What you will do:
Print all of the data exactly.

Source records:
___
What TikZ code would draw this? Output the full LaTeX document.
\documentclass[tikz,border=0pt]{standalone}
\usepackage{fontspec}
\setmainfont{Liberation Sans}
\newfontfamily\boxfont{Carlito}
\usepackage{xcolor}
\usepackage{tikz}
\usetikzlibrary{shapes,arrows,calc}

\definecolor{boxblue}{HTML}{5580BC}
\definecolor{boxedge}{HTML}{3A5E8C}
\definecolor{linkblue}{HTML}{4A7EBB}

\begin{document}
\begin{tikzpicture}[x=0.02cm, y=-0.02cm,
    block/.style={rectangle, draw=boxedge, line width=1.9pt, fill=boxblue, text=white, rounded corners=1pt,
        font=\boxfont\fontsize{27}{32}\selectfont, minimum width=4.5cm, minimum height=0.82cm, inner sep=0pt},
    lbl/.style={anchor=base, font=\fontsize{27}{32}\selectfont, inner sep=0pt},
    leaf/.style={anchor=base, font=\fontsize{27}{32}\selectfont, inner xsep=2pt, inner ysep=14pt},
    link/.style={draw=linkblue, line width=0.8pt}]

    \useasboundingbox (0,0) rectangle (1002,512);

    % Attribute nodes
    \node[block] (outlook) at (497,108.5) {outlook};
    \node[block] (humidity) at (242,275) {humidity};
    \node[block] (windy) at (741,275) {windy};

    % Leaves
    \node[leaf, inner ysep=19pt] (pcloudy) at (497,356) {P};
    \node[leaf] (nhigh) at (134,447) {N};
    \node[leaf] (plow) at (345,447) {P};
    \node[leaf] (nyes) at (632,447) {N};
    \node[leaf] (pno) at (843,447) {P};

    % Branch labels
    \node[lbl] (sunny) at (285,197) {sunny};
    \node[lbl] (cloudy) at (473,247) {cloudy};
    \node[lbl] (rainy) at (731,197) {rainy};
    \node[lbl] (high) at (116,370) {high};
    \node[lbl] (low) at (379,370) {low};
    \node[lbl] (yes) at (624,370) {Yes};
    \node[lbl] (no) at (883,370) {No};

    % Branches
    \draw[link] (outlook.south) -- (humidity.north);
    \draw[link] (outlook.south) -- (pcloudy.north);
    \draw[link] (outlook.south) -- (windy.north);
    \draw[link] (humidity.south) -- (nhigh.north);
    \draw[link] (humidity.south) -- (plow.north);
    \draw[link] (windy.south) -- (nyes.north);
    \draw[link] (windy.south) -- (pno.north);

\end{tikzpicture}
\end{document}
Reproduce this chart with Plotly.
___
Response to the task:
What TikZ code would draw this? Output the full LaTeX document.
\documentclass[tikz,border=0pt]{standalone}
\usepackage{fontspec}
\setmainfont{Liberation Sans}
\newfontfamily\boxfont{Carlito}
\usepackage{xcolor}
\usepackage{tikz}
\usetikzlibrary{shapes,arrows,calc}

\definecolor{boxblue}{HTML}{5580BC}
\definecolor{boxedge}{HTML}{3A5E8C}
\definecolor{linkblue}{HTML}{4A7EBB}

\begin{document}
\begin{tikzpicture}[x=0.02cm, y=-0.02cm,
    block/.style={rectangle, draw=boxedge, line width=1.9pt, fill=boxblue, text=white, rounded corners=1pt,
        font=\boxfont\fontsize{27}{32}\selectfont, minimum width=4.5cm, minimum height=0.82cm, inner sep=0pt},
    lbl/.style={anchor=base, font=\fontsize{27}{32}\selectfont, inner sep=0pt},
    leaf/.style={anchor=base, font=\fontsize{27}{32}\selectfont, inner xsep=2pt, inner ysep=14pt},
    link/.style={draw=linkblue, line width=0.8pt}]

    \useasboundingbox (0,0) rectangle (1002,512);

    % Attribute nodes
    \node[block] (outlook) at (497,108.5) {outlook};
    \node[block] (humidity) at (242,275) {humidity};
    \node[block] (windy) at (741,275) {windy};

    % Leaves
    \node[leaf, inner ysep=19pt] (pcloudy) at (497,356) {P};
    \node[leaf] (nhigh) at (134,447) {N};
    \node[leaf] (plow) at (345,447) {P};
    \node[leaf] (nyes) at (632,447) {N};
    \node[leaf] (pno) at (843,447) {P};

    % Branch labels
    \node[lbl] (sunny) at (285,197) {sunny};
    \node[lbl] (cloudy) at (473,247) {cloudy};
    \node[lbl] (rainy) at (731,197) {rainy};
    \node[lbl] (high) at (116,370) {high};
    \node[lbl] (low) at (379,370) {low};
    \node[lbl] (yes) at (624,370) {Yes};
    \node[lbl] (no) at (883,370) {No};

    % Branches
    \draw[link] (outlook.south) -- (humidity.north);
    \draw[link] (outlook.south) -- (pcloudy.north);
    \draw[link] (outlook.south) -- (windy.north);
    \draw[link] (humidity.south) -- (nhigh.north);
    \draw[link] (humidity.south) -- (plow.north);
    \draw[link] (windy.south) -- (nyes.north);
    \draw[link] (windy.south) -- (pno.north);

\end{tikzpicture}
\end{document}
Reproduce this chart with Plotly.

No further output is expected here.